Andrew Shoukry

Personal information
- Full name: Andrew Wagih Shoukry
- Born: September 25, 1990 (age 35) Cairo, Egypt
- Height: 1.83 m (6 ft 0 in)
- Weight: 65 kg (143 lb)
- Website: https://www.instagram.com/shoukrysquashacademy/

Sport
- Country: Egypt
- Handedness: Right handed
- Turned pro: 2007
- Coached by: Ahmed Matany, Anthony Hill, Omar El-Borolossi, Emad Koratum, Karim Darwish
- Retired: Active
- Racquet used: Tecnifibre/Harrow

Men's singles
- Highest ranking: No.48 (May, 2013)
- Current ranking: No. 379 (April, 2020)
- Title: 23
- Tour final: 34

= Andrew Wagih Shoukry =

Egyptian squash player (born 1990)

Andrew Wagih Shoukry (born September 25, 1990) is a professional squash player who represented Egypt. He reached a career-high junior world ranking of No. 3.

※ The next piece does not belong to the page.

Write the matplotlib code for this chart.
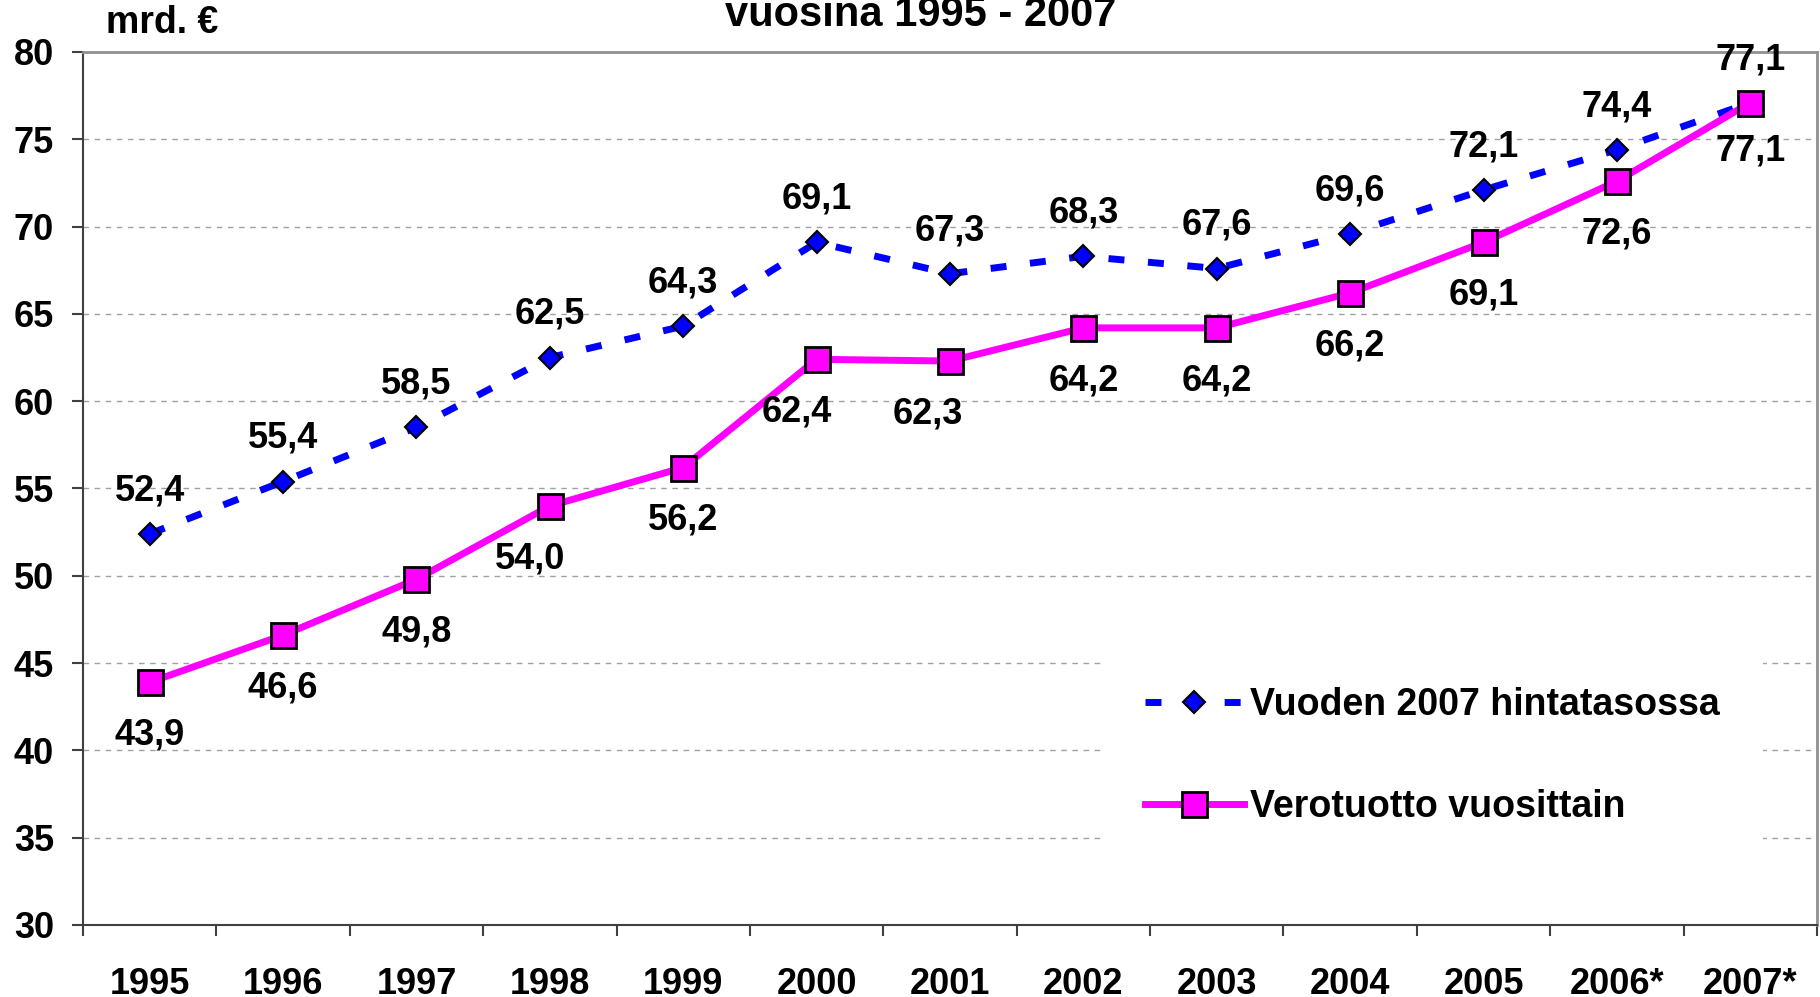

Shoukry joined the PSA World Tour in 2007 and was coached by his compatriot and former World No. 1 Karim Darwish. He claimed his first PSA World Tour title the same year at the Kengen Parklands Open and followed that up with two further titles in a successful 2010. His fifth PSA World Tour title came at the Tour de las Americas – Regatas de Resistencia Open with a victory over Jan Koukal in the final in May 2012. More high finishes at a number of events over the year meant that Shoukry would climb into the world's top 50 for the first time in March 2013.
He would face a year-long wait for another title before securing back-to-back successes at the London Open and PSA Valencia Open.
Shoukry rounded off his 2014/15 season with a quarter-final place at the Sharm El Sheikh International Championship.

He then shifted his expertise and talents on to younger generations as a coach from 2018 whilst opening his academy, Shoukry Squash Academy.